(Dataset excerpt)
— BEGIN —
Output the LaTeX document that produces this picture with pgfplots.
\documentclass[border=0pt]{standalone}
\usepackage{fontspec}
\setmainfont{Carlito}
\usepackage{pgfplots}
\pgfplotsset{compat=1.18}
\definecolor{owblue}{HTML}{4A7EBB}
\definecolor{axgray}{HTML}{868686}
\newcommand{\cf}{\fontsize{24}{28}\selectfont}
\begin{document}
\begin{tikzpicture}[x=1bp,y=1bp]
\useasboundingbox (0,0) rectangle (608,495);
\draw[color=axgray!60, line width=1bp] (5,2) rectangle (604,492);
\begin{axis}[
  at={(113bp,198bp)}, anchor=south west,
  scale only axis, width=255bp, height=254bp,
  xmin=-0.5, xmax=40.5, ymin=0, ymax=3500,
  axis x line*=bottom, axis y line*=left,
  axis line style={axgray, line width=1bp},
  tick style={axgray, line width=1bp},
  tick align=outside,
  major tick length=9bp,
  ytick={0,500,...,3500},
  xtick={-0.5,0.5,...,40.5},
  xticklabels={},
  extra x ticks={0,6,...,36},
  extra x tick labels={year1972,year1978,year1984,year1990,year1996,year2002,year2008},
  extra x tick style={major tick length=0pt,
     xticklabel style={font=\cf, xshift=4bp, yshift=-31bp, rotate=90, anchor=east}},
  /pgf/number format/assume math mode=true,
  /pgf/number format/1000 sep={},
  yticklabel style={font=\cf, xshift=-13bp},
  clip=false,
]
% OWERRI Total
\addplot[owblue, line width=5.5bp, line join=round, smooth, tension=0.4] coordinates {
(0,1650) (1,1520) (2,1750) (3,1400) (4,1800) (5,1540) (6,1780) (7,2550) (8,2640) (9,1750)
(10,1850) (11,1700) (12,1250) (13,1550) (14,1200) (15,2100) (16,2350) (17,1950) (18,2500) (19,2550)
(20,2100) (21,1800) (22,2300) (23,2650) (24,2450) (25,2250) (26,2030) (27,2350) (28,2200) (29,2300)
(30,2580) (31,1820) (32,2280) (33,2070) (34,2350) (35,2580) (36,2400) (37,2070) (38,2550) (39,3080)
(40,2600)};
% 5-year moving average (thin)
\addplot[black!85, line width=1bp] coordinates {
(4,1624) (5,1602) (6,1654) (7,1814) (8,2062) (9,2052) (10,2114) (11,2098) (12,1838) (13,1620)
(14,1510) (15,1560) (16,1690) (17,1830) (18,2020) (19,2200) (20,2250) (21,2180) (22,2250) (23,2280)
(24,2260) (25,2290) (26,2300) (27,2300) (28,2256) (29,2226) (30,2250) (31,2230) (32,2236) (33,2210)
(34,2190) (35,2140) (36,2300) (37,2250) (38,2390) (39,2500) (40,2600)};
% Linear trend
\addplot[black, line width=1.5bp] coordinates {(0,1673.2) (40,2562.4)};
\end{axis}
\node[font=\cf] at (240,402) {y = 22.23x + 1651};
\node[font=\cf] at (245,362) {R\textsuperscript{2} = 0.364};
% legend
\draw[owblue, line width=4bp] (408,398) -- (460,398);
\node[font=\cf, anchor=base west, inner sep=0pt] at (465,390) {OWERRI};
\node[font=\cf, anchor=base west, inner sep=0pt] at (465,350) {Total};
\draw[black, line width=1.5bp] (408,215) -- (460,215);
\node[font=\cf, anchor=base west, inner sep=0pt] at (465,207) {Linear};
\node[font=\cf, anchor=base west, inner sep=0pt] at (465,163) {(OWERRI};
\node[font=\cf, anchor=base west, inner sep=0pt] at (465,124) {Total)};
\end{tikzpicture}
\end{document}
— END —
— BEGIN —
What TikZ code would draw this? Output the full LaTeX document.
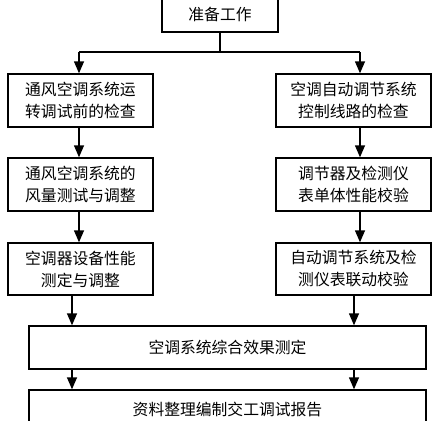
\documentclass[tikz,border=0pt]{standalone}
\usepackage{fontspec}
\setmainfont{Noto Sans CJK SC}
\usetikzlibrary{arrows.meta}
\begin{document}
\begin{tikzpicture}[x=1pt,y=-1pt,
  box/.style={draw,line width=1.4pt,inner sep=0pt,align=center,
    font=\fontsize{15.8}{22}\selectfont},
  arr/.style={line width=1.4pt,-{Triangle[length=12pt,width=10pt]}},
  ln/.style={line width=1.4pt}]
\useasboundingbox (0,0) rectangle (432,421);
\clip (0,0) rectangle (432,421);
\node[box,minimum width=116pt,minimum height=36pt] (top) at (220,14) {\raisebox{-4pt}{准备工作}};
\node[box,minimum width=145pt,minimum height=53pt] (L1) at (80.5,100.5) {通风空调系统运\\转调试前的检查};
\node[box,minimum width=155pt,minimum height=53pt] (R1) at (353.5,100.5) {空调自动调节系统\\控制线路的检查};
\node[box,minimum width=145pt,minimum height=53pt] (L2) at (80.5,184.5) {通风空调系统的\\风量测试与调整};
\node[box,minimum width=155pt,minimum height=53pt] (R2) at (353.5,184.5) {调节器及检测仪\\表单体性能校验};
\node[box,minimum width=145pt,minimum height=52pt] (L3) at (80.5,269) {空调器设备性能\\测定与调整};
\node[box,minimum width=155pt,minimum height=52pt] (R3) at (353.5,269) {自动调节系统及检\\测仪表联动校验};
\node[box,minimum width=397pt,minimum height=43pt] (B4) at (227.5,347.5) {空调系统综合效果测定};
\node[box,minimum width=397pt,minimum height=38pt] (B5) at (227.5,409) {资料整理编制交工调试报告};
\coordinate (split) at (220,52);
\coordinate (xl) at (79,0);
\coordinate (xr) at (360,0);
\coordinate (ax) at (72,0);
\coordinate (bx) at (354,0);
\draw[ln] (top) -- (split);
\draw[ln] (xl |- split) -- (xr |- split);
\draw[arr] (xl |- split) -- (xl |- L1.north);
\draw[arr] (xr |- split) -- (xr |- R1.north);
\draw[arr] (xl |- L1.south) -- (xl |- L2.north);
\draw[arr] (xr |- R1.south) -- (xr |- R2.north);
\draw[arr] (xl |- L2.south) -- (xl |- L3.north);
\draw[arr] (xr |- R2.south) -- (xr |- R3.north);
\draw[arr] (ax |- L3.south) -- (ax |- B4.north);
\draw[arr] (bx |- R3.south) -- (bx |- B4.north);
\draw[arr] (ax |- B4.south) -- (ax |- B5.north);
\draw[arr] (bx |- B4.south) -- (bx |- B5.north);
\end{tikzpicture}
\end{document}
— END —
WHAT THE TASK REQUIRES =>
Extract every line above that contains the word "LaTeX".

EXERCISE OUTPUT =>
Output the LaTeX document that produces this picture with pgfplots.
What TikZ code would draw this? Output the full LaTeX document.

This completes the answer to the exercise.